T. E. Lawrence situaba Moby Dick junto a Los Poseídos o Guerra y Paz. A esta lista se pueden añadir, sin dudar, Billy Budd, Mardi, Benito Cereno y otras cuantas obras. Estos libros desgarradores en que la criatura es abrumada pero donde la vida, en todas las páginas, es exaltada, son fuentes inagotables de fuerza y piedad. En ellos se encuentra la rebeldía y el consentimiento, el amor indomable y sin término, la pasión de la belleza, el lenguaje más alto, el genio en definitiva. «Para perpetuar su nombre —decía Melville— es necesario grabarlo sobre una pesada piedra y hundirla en el fondo del mar: los abismos perduran más que las cimas». Los abismos, en efecto, tienen su virtud dolorosa, como la suya tuvo el injusto silencio en el que vivió y murió Melville, y el viejo océano, que surcó sin tregua. Desde esas tinieblas incesantes, sacó sus obras a la luz, rostros de espuma y de noche, esculpidas por las aguas, y cuya realeza misteriosa, que apenas comienza a arrojar luz sobre nosotros, nos ayuda ya a salir sin esfuerzo de nuestro continente de sombras, para ir finalmente hacia el mar, la luz y su secreto.





[1] 1 Traducción: Alberto HERRERA PINO, Giorgia ITALIA y Federica BONIFACIO.  Este texto de ALBERT CAMUS fue publicado durante el mes de noviembre de 1952 en Les Écrivains célèbres, T. III, Éditions Mazenod, p. 128-129. Como bien expone MAURICE WEYEMBERGH en el análisis que acompaña este escrito en las Œuvres complètes, Herman Melville es una constante referencia en la obra de Camus, más notoriamente en El mito de Sísifo, sus Carnets o Jonás o el artista trabajando. Además, una reflexión como ésta exclusivamente dedicada al escritor norteamericano no es puntual ni pasajera por parte de Camus, existiendo dos dosieres sobre Melville en El Fondo Albert Camus, tanto con textos manuscritos como escritos a máquina con abundantes correcciones a mano, entre otros tantos diversos documentos. Las notas que se reproducen a continuación pertenecen a esas notas manuscritas del propio Camus que Gallimard ha tenido a bien publicar tanto en la primera como en la última versión de las obras completas de Albert Camus en la Bibliothèque de la Pléiade. Vid. OC, III, pp. 1421 y 1422. A continuación, reproducimos la versión que se encuentra en OC III, pp. 896-900. Agradecemos encarecidamente tanto a Ed. Gallimard como a Catherine Camus quienes han autorizado la reproducción de este texto [N. ed.]. Tomado de: http://revistascientiahelmantica.usal.es/wp-content/uploads/2012/11/04.-Herman-Melville.pdf
[2] Moby Dick ha sido durante mucho tiempo considerado un libro de aventuras que se regalaba como un premio para niños.

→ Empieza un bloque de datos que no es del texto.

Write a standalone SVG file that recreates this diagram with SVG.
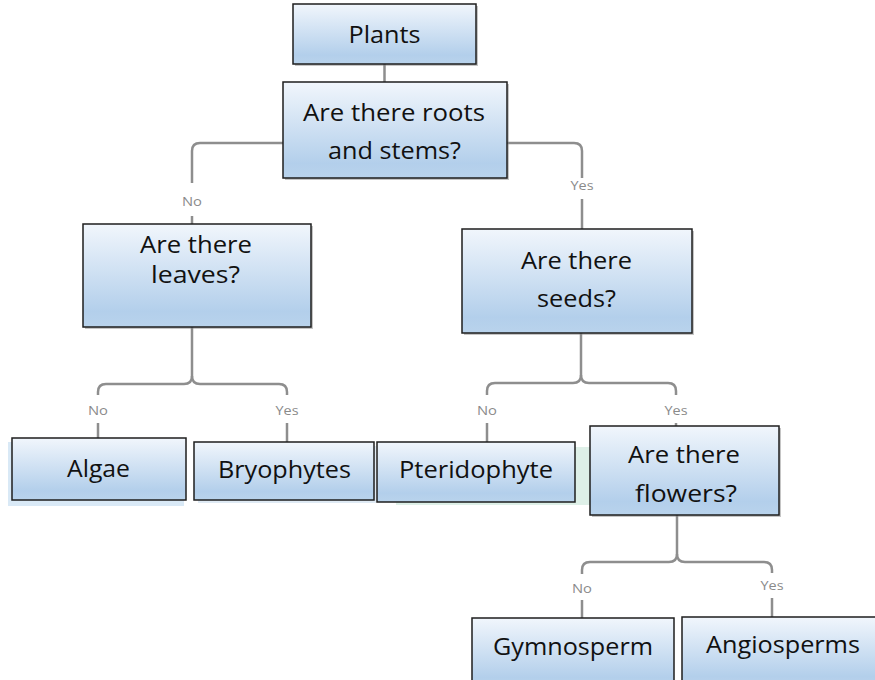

[3] 3 De paso, aconsejamos a los críticos leer la página 449 de Mardi en traducción francesa.
[4] [N. ed.] Maurice Weyembergh recuerda que «el primer número de Empédocle, la revista fundada en abril de 1949 por Camus y Char, publica el capítulo CLXXX de Mardi bajo el título Diálogo sobre el creador y el crítico traducido por André Belamich (p. 3-18)». Vid. OC, III, p. 1422, n. 2.
[5] A título indicativo, he aquí indicadas algunas de las páginas palmariamente simbólicas de Moby Dick (traducción francesa, Gallimard): pp. 120-121-123-139-173-177-191 hasta 193-203-209-241-310-313-339- 373-415-421-452-457-460-472-485-499-503-517-520-522.
[6] La metáfora en la obra de Melville propone el sueño, pero a partir de lo concreto. Por ejemplo, en Mardi, el héroe encuentra las «cabañas en llamas». Simplemente, están hechas de lianas rojas a las que el viento en ese momento mueve las hojas.